§ Set task: Return each line of the data below exactly, omitting any pictures.

'''

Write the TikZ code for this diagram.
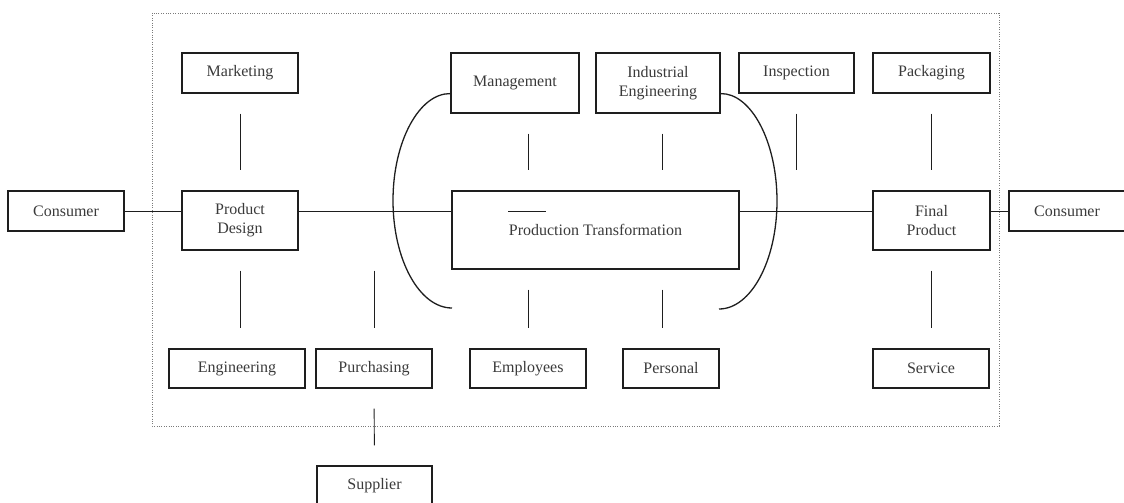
\documentclass[tikz,border=0pt]{standalone}
\usepackage{fontspec}
\setmainfont{Liberation Serif}
\usetikzlibrary{calc}
\definecolor{ink}{HTML}{1E1E1E}
\definecolor{lettering}{HTML}{3A3A3A}
\definecolor{dots}{HTML}{7A7A7A}
\begin{document}
\begin{tikzpicture}[x=1pt,y=-1pt,
  unit/.style={draw=ink,line width=1.2pt,inner sep=0pt,align=center,
    text=lettering,font=\fontsize{16}{19}\selectfont},
  link/.style={draw=ink,line width=0.9pt,shorten <=20pt,shorten >=20pt},
  flow/.style={draw=ink,line width=0.9pt},
  bracket/.style={draw=ink,line width=1.3pt},
  boundary/.style={draw=dots,line width=0.7pt,dash pattern=on 0.8pt off 1.6pt}]
\useasboundingbox (0,0) rectangle (1124,503);
\clip (0,0) rectangle (1124,503);

% system boundary
\draw[boundary] (152,13) rectangle (999,426);

% boxes
\node[unit,minimum width=116pt,minimum height=40pt] (cons1) at (66,211) {Consumer};
\node[unit,minimum width=116pt,minimum height=40pt] (mkt) at (240,73) {Marketing};
\node[unit,minimum width=116pt,minimum height=59pt] (pd) at (240,220.5) {Product\\Design};
\node[unit,minimum width=136pt,minimum height=39pt] (eng) at (237,368.5) {Engineering};
\node[unit,minimum width=116pt,minimum height=39pt] (pur) at (374,368.5) {Purchasing};
\node[unit,minimum width=115pt,minimum height=40pt] (sup) at (374.5,486) {Supplier};
\node[unit,minimum width=128pt,minimum height=60pt] (mgmt) at (515,83) {Management};
\node[unit,minimum width=124pt,minimum height=60pt] (ie) at (658,83) {Industrial\\Engineering};
\node[unit,minimum width=287pt,minimum height=78pt] (pt) at (595.5,230) {Production Transformation};
\node[unit,minimum width=116pt,minimum height=39pt] (emp) at (528,368.5) {Employees};
\node[unit,minimum width=96pt,minimum height=39pt] (pers) at (671,368.5) {Personal};
\node[unit,minimum width=115pt,minimum height=40pt] (insp) at (796.5,73) {Inspection};
\node[unit,minimum width=117pt,minimum height=40pt] (pack) at (931.5,73) {Packaging};
\node[unit,minimum width=117pt,minimum height=59pt] (fp) at (931.5,220.5) {Final\\Product};
\node[unit,minimum width=116pt,minimum height=39pt] (serv) at (931,368.5) {Service};
\node[unit,minimum width=116pt,minimum height=40pt] (cons2) at (1067,211) {Consumer};

% column of the right-hand vertical links
\coordinate (colr) at (662.5,0);

% main flow line
\draw[flow] (cons1.east) -- (cons1.east -| pd.west);
\draw[flow] (pd.east |- cons1.east) -- (pt.west |- cons1.east);
\draw[flow] (pt.east |- cons1.east) -- (fp.west |- cons1.east);
\draw[flow] (fp.east |- cons2.west) -- (cons2.west);
\draw[flow] ($(pt.west |- cons1.east)+(57,0)$) -- +(38,0);

% vertical links with gaps at both ends
\draw[link] (mkt.south) -- (pd.north);
\draw[link] (mgmt.south -| emp.north) -- (pt.north -| emp.north);
\draw[link] (ie.south -| colr) -- (pt.north -| colr);
\draw[link] (insp.south) -- (insp.south |- fp.north);
\draw[link] (pack.south) -- (fp.north);
\draw[link] (pd.south) -- (pd.south |- eng.north);
\draw[link] (pur.north |- pd.south) -- (pur.north);
\draw[link] (pt.south -| emp.north) -- (emp.north);
\draw[link] (pt.south -| colr) -- (pers.north -| colr);
\draw[link] (fp.south) -- (fp.south |- serv.north);
\draw[link] (pur.south) -- (sup.north);

% brackets round the transformation core
\draw[bracket] ($(mgmt.south west)+(0,-20)$) .. controls (419.4,93) and (393,141.2) .. (393,200.5)
  .. controls (393,259.8) and (419.4,308) .. (452,308);
\draw[bracket] ($(ie.south east)+(0,-20)$) .. controls (751,93) and (777,141.4) .. (777,201)
  .. controls (777,260.6) and (751,309) .. (719,309);
\end{tikzpicture}
\end{document}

'''

§ Written reply:
Write the TikZ code for this diagram.
\documentclass[tikz,border=0pt]{standalone}
\usepackage{fontspec}
\setmainfont{Liberation Serif}
\usetikzlibrary{calc}
\definecolor{ink}{HTML}{1E1E1E}
\definecolor{lettering}{HTML}{3A3A3A}
\definecolor{dots}{HTML}{7A7A7A}
\begin{document}
\begin{tikzpicture}[x=1pt,y=-1pt,
  unit/.style={draw=ink,line width=1.2pt,inner sep=0pt,align=center,
    text=lettering,font=\fontsize{16}{19}\selectfont},
  link/.style={draw=ink,line width=0.9pt,shorten <=20pt,shorten >=20pt},
  flow/.style={draw=ink,line width=0.9pt},
  bracket/.style={draw=ink,line width=1.3pt},
  boundary/.style={draw=dots,line width=0.7pt,dash pattern=on 0.8pt off 1.6pt}]
\useasboundingbox (0,0) rectangle (1124,503);
\clip (0,0) rectangle (1124,503);

% system boundary
\draw[boundary] (152,13) rectangle (999,426);

% boxes
\node[unit,minimum width=116pt,minimum height=40pt] (cons1) at (66,211) {Consumer};
\node[unit,minimum width=116pt,minimum height=40pt] (mkt) at (240,73) {Marketing};
\node[unit,minimum width=116pt,minimum height=59pt] (pd) at (240,220.5) {Product\\Design};
\node[unit,minimum width=136pt,minimum height=39pt] (eng) at (237,368.5) {Engineering};
\node[unit,minimum width=116pt,minimum height=39pt] (pur) at (374,368.5) {Purchasing};
\node[unit,minimum width=115pt,minimum height=40pt] (sup) at (374.5,486) {Supplier};
\node[unit,minimum width=128pt,minimum height=60pt] (mgmt) at (515,83) {Management};
\node[unit,minimum width=124pt,minimum height=60pt] (ie) at (658,83) {Industrial\\Engineering};
\node[unit,minimum width=287pt,minimum height=78pt] (pt) at (595.5,230) {Production Transformation};
\node[unit,minimum width=116pt,minimum height=39pt] (emp) at (528,368.5) {Employees};
\node[unit,minimum width=96pt,minimum height=39pt] (pers) at (671,368.5) {Personal};
\node[unit,minimum width=115pt,minimum height=40pt] (insp) at (796.5,73) {Inspection};
\node[unit,minimum width=117pt,minimum height=40pt] (pack) at (931.5,73) {Packaging};
\node[unit,minimum width=117pt,minimum height=59pt] (fp) at (931.5,220.5) {Final\\Product};
\node[unit,minimum width=116pt,minimum height=39pt] (serv) at (931,368.5) {Service};
\node[unit,minimum width=116pt,minimum height=40pt] (cons2) at (1067,211) {Consumer};

% column of the right-hand vertical links
\coordinate (colr) at (662.5,0);

% main flow line
\draw[flow] (cons1.east) -- (cons1.east -| pd.west);
\draw[flow] (pd.east |- cons1.east) -- (pt.west |- cons1.east);
\draw[flow] (pt.east |- cons1.east) -- (fp.west |- cons1.east);
\draw[flow] (fp.east |- cons2.west) -- (cons2.west);
\draw[flow] ($(pt.west |- cons1.east)+(57,0)$) -- +(38,0);

% vertical links with gaps at both ends
\draw[link] (mkt.south) -- (pd.north);
\draw[link] (mgmt.south -| emp.north) -- (pt.north -| emp.north);
\draw[link] (ie.south -| colr) -- (pt.north -| colr);
\draw[link] (insp.south) -- (insp.south |- fp.north);
\draw[link] (pack.south) -- (fp.north);
\draw[link] (pd.south) -- (pd.south |- eng.north);
\draw[link] (pur.north |- pd.south) -- (pur.north);
\draw[link] (pt.south -| emp.north) -- (emp.north);
\draw[link] (pt.south -| colr) -- (pers.north -| colr);
\draw[link] (fp.south) -- (fp.south |- serv.north);
\draw[link] (pur.south) -- (sup.north);

% brackets round the transformation core
\draw[bracket] ($(mgmt.south west)+(0,-20)$) .. controls (419.4,93) and (393,141.2) .. (393,200.5)
  .. controls (393,259.8) and (419.4,308) .. (452,308);
\draw[bracket] ($(ie.south east)+(0,-20)$) .. controls (751,93) and (777,141.4) .. (777,201)
  .. controls (777,260.6) and (751,309) .. (719,309);
\end{tikzpicture}
\end{document}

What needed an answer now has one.